Most techies do not have enough business understanding to see where the real goal is. We also enjoy working out problems to the extreme degree. We are often to close to the trees to see the forest. Typically this results in too much time spent arguing tabs verses (those nasty) spaces. Techies often waste a lot of time on analysis paralysis.

Also most techies, especially if they are good, have no desire to become managers.

Cure: Goals and accountability. If things are not going as planned have the engineers write up Monthly / weekly / daily goals, and provide on the same timely basis the results. Do not schedule weekly meetings. At some point they will bitch they are spending all of their time writing up this crap (I would bitch the loudest).
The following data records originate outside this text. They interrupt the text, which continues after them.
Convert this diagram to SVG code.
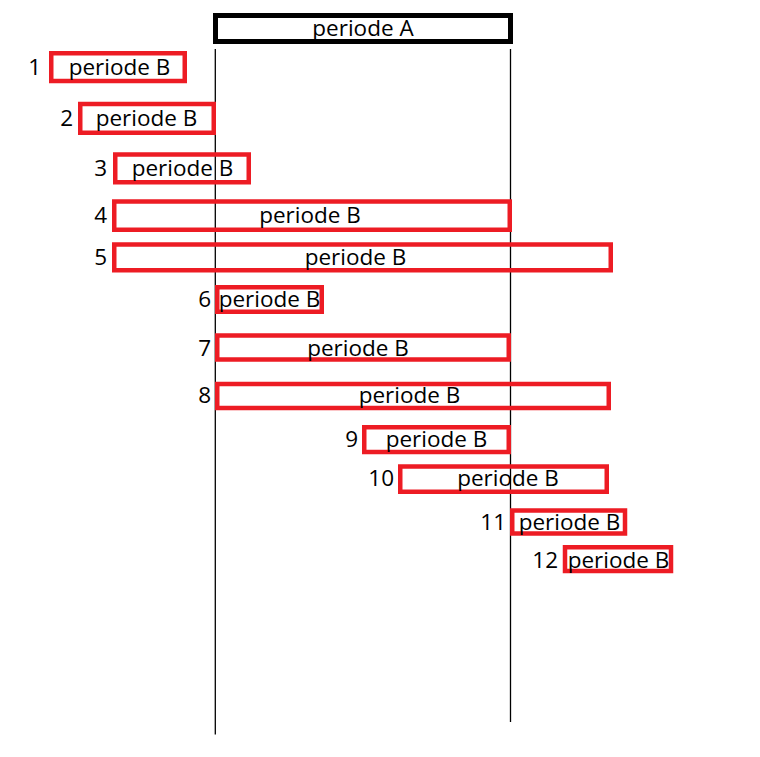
<svg xmlns="http://www.w3.org/2000/svg" width="760" height="757" viewBox="0 0 760 757">
<style>
.bg{fill:#ffffff}
.a{fill:none;stroke:#000000;stroke-width:5}
.b{fill:none;stroke:#ED1C24;stroke-width:4.5}
.t{font-family:"Open Sans","Liberation Sans",sans-serif;font-size:22.5px;fill:#000000;text-anchor:middle}
.n{font-family:"Open Sans","Liberation Sans",sans-serif;font-size:22.5px;fill:#000000;text-anchor:end}
.v{stroke:#000000;stroke-width:1.3;fill:none}
</style>
<rect class="bg" x="0" y="0" width="760" height="757"/>
<g id="connectors">
<line class="v" x1="215.3" y1="49" x2="215.3" y2="734.5"/>
<line class="v" x1="510.5" y1="49" x2="510.5" y2="722"/>
</g>
<g id="periodeA">
<rect class="a" x="215.5" y="15.5" width="295" height="26"/>
<text class="t" x="363" y="36">periode A</text>
</g>
<g id="b1">
<rect class="b" x="51.25" y="53.25" width="133.5" height="27.75"/>
<text class="n" x="41" y="75">1</text>
<text class="t" x="119.5" y="75">periode B</text>
</g>
<g id="b2">
<rect class="b" x="80.25" y="104" width="133.5" height="28.75"/>
<text class="n" x="73" y="125.5">2</text>
<text class="t" x="146.5" y="125.5">periode B</text>
</g>
<g id="b3">
<rect class="b" x="115.25" y="154.5" width="133.5" height="27.75"/>
<text class="n" x="107" y="176">3</text>
<text class="t" x="182.5" y="176">periode B</text>
</g>
<g id="b4">
<rect class="b" x="114.25" y="201.5" width="395.5" height="28.25"/>
<text class="n" x="107" y="222.5">4</text>
<text class="t" x="310" y="222.5">periode B</text>
</g>
<g id="b5">
<rect class="b" x="114.25" y="244.5" width="496.5" height="25.75"/>
<text class="n" x="107" y="265">5</text>
<text class="t" x="355.5" y="265">periode B</text>
</g>
<g id="b6">
<rect class="b" x="217.25" y="287.25" width="104.5" height="24.5"/>
<text class="n" x="211" y="307">6</text>
<text class="t" x="269.5" y="307">periode B</text>
</g>
<g id="b7">
<rect class="b" x="217.25" y="335.5" width="291.5" height="24"/>
<text class="n" x="211" y="356">7</text>
<text class="t" x="358" y="356">periode B</text>
</g>
<g id="b8">
<rect class="b" x="217.25" y="384" width="391.5" height="24"/>
<text class="n" x="211" y="402.5">8</text>
<text class="t" x="409.5" y="402.5">periode B</text>
</g>
<g id="b9">
<rect class="b" x="364.25" y="427.25" width="144.5" height="24.75"/>
<text class="n" x="358" y="447">9</text>
<text class="t" x="436.5" y="447">periode B</text>
</g>
<g id="b10">
<rect class="b" x="400.25" y="466.5" width="206.5" height="25.25"/>
<text class="n" x="394" y="486">10</text>
<text class="t" x="508" y="486">periode B</text>
</g>
<g id="b11">
<rect class="b" x="512.25" y="510.5" width="112.75" height="23"/>
<text class="n" x="506" y="530">11</text>
<text class="t" x="569.5" y="530">periode B</text>
</g>
<g id="b12">
<rect class="b" x="565" y="547.25" width="106" height="23.75"/>
<text class="n" x="558" y="567.5">12</text>
<text class="t" x="618.5" y="567.5">periode B</text>
</g>
</svg>
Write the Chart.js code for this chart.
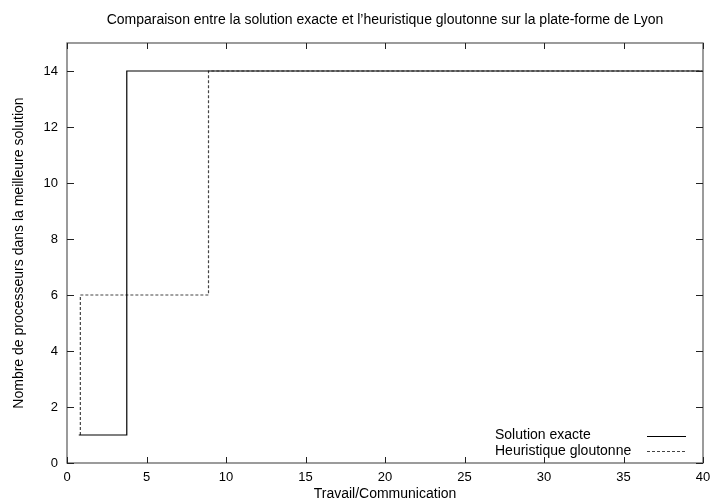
<!DOCTYPE html>
<html>
<head>
<meta charset="utf-8">
<script src="https://cdn.jsdelivr.net/npm/chart.js@4/dist/chart.umd.min.js"></script>
<style>
html,body{margin:0;padding:0;background:#fff;}
#wrap{width:710px;height:504px;}
</style>
</head>
<body>
<div id="wrap"><canvas id="c" width="710" height="504"></canvas></div>
<script>
const titleText = "Comparaison entre la solution exacte et l\u2019heuristique gloutonne sur la plate-forme de Lyon";
const xTitle = "Travail/Communication";
const yTitle = "Nombre de processeurs dans la meilleure solution";
const xTicks = [0, 5, 10, 15, 20, 25, 30, 35, 40];
const yTicks = [0, 2, 4, 6, 8, 10, 12, 14];
const exactLabel = "Solution exacte";
const exactX = [0.74, 3.76, 40];
const exactY = [1, 14, 14];
const heurLabel = "Heuristique gloutonne";
const heurX = [0.84, 0.84, 8.9, 40];
const heurY = [1, 6, 14, 14];

const FONT = "'Liberation Sans', Arial, Helvetica, sans-serif";
Chart.defaults.font.family = FONT;
Chart.defaults.color = '#000';

const toPts = (xs, ys) => xs.map((x, i) => ({x: x, y: ys[i]}));

const framePlugin = {
  id: 'frame',
  afterDraw(chart) {
    const ctx = chart.ctx, a = chart.chartArea;
    const xs = chart.scales.x, ys = chart.scales.y;
    ctx.save();
    // title centred over the plot area
    ctx.font = '14px ' + FONT;
    ctx.fillStyle = '#000';
    ctx.textAlign = 'center';
    ctx.textBaseline = 'middle';
    ctx.fillText(titleText, (a.left + a.right) / 2, 20);
    // frame
    ctx.strokeStyle = '#666';
    ctx.lineWidth = 1.3;
    ctx.strokeRect(a.left, a.top, a.right - a.left, a.bottom - a.top);
    ctx.strokeStyle = '#222';
    ctx.lineWidth = 1;
    const L = 6;
    ctx.beginPath();
    xTicks.forEach(v => {
      const p = Math.round(xs.getPixelForValue(v)) + 0.5;
      ctx.moveTo(p, a.bottom); ctx.lineTo(p, a.bottom - L);
      ctx.moveTo(p, a.top); ctx.lineTo(p, a.top + L);
    });
    yTicks.forEach(v => {
      const p = Math.round(ys.getPixelForValue(v)) + 0.5;
      ctx.moveTo(a.left, p); ctx.lineTo(a.left + L + 1, p);
      ctx.moveTo(a.right, p); ctx.lineTo(a.right - L - 1, p);
    });
    ctx.stroke();
    // key inside plot, bottom right
    ctx.textAlign = 'left';
    const ds = chart.data.datasets;
    const tx = a.left + 428, sx0 = a.left + 580, sx1 = a.left + 619;
    const y0 = a.bottom - 27.5, dy = 15.5;
    ds.forEach((d, i) => {
      const y = y0 + i * dy;
      ctx.fillText(d.label, tx, y);
      ctx.beginPath();
      ctx.strokeStyle = d.borderColor;
      ctx.lineWidth = d.borderWidth;
      ctx.setLineDash(d.borderDash || []);
      ctx.moveTo(sx0, Math.round(y) + 0.5); ctx.lineTo(sx1, Math.round(y) + 0.5);
      ctx.stroke();
      ctx.setLineDash([]);
    });
    ctx.restore();
  }
};

new Chart(document.getElementById('c'), {
  type: 'line',
  data: {
    datasets: [
      {label: exactLabel, data: toPts(exactX, exactY), stepped: 'before',
       borderColor: '#000', borderWidth: 1.2, pointRadius: 0, fill: false},
      {label: heurLabel, data: toPts(heurX, heurY), stepped: 'before',
       borderColor: '#444', borderWidth: 1.2, borderDash: [3, 2], pointRadius: 0, fill: false}
    ]
  },
  options: {
    responsive: false,
    animation: false,
    layout: {padding: {left: 0, right: 7, top: 43, bottom: 0}},
    plugins: {
      legend: {display: false},
      tooltip: {enabled: false},
      title: {display: false}
    },
    scales: {
      x: {
        type: 'linear', min: 0, max: 40,
        afterBuildTicks: s => { s.ticks = xTicks.map(v => ({value: v})); },
        afterFit: s => { s.height = 41; s.paddingRight = 0; },
        grid: {display: false, drawTicks: false},
        border: {display: false},
        ticks: {padding: 7, font: {size: 13}, maxRotation: 0, autoSkip: false},
        title: {display: true, text: xTitle, font: {size: 14}, padding: {top: 0, bottom: 1}}
      },
      y: {
        type: 'linear', min: 0, max: 15,
        afterBuildTicks: s => { s.ticks = yTicks.map(v => ({value: v})); },
        afterFit: s => { s.width = 67; s.paddingTop = 0; },
        grid: {display: false, drawTicks: false},
        border: {display: false},
        ticks: {padding: 9, font: {size: 13}, autoSkip: false},
        title: {display: true, text: yTitle, font: {size: 14}, padding: {top: 11, bottom: 0}}
      }
    }
  },
  plugins: [framePlugin]
});
</script>
</body>
</html>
Consider having the team lead provide for each person their daily / weekly goals.


If I understand your first paragraphs correctly, you're stating that finding a manager that has the correct balance of business and technical skills is rare to find (I have also had a PM with great technical skills but lacked business perspective). Maybe I should be spending more time in the interview process trying to analyse this balance.

Regarding your proposed cure, a lot of the solutions I try to push involve increased communication (generally via utilising agile meetings, and documenting decisions via email and docs). Goals and accountability are tightly tied to this, as this becomes more significant when communication is clearer. Perhaps I will focus on this more in future projects.


You don't give us much to help you out. At a high-level, if you keep being replaced, it means the perception is that you are not adding value. So I need to ask an honest question: as the PM, do you think you were providing value to the project? Are you sure?


Sorry I didn't make myself clear in the submission, I'm a developer and my bosses (product manager) keep getting fired/reassigned.


Engineers shouldn't be reporting to product managers. I'm not sure what's going on in your team, but it sounds like there may be some wider organizational dysfunction.


Who should I go to for business requirements? I've been in a setup where I have a 'team lead' but generally they're the more technical person, don't have a good picture of business priority.